Akintola Olufemi Eyiwunmi, CON (May 27, 1936 – June 20, 2008) was a Nigerian jurist, former judge at the High Court of Lagos State and Justice of the Supreme Court of Nigeria.

==Early life==
Justice Eyiwunmi was born in May 1936 in Lagos State, Southwestern Nigeria. He attended CMS Grammar School and the Methodist Boys' High School, Lagos where he obtained the West Africa School Certificate in 1948. In 1957, he proceeded to the University of Hull where he obtained a bachelor's degree in Law in July 1961.

==Law career==
After he was called to the English bar, he returned to Nigeria as law clerk in the Supreme Court of Nigeria in 1962. In 1963, he joined the Oyo State Ministry of Justice at Ibadan where he bagged a scholarship award to study for an LL.M. in International Air and Space Law at McGill University in Canada, which he completed in 1964. He returned to the Ministry of Justice, Ibadan in 1964 and was appointed a Crown Counsel at the Director of Public Prosecutions's office and was deployed to Lagos State in 1967, the same year the state was established.
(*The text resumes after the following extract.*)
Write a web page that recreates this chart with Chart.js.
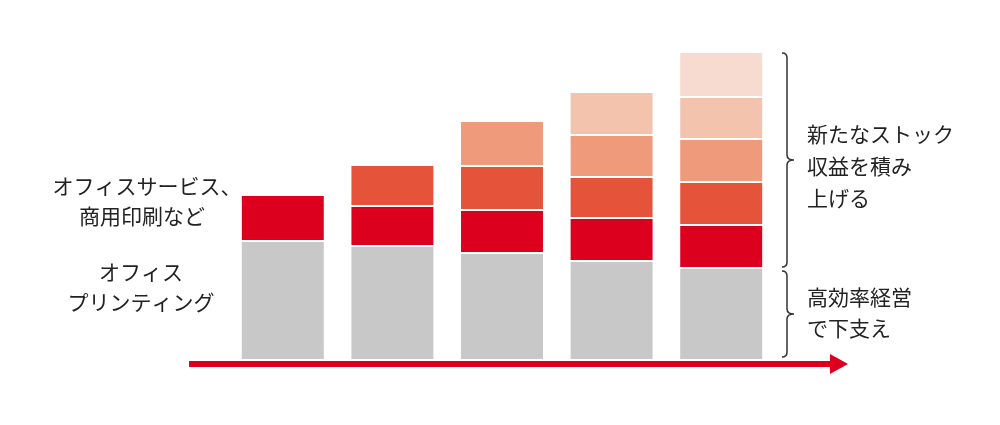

In 1974, he was appointed director of Public Prosecution, Lagos State and later Solicitor General in 1978, a position he held till May 23, 1979, when he was appointed to the bench of the High Court of Lagos State as a Judge and in 1988, he became a Justice at the courts of appeals.
On November 26, 1998, he was appointed to the bench of the Supreme Court of Nigeria, where he retired on May 27, 2006, as Justice.

On March 15, 2006, before his retirement, he served as Chairman of the Presidential Commission on Reform of the Administration of Justice System in Nigeria.
In 2008, two years after his retirement, he became a member of the Nigerian Police Service Commission, a position he held until his demise on June 20, 2008.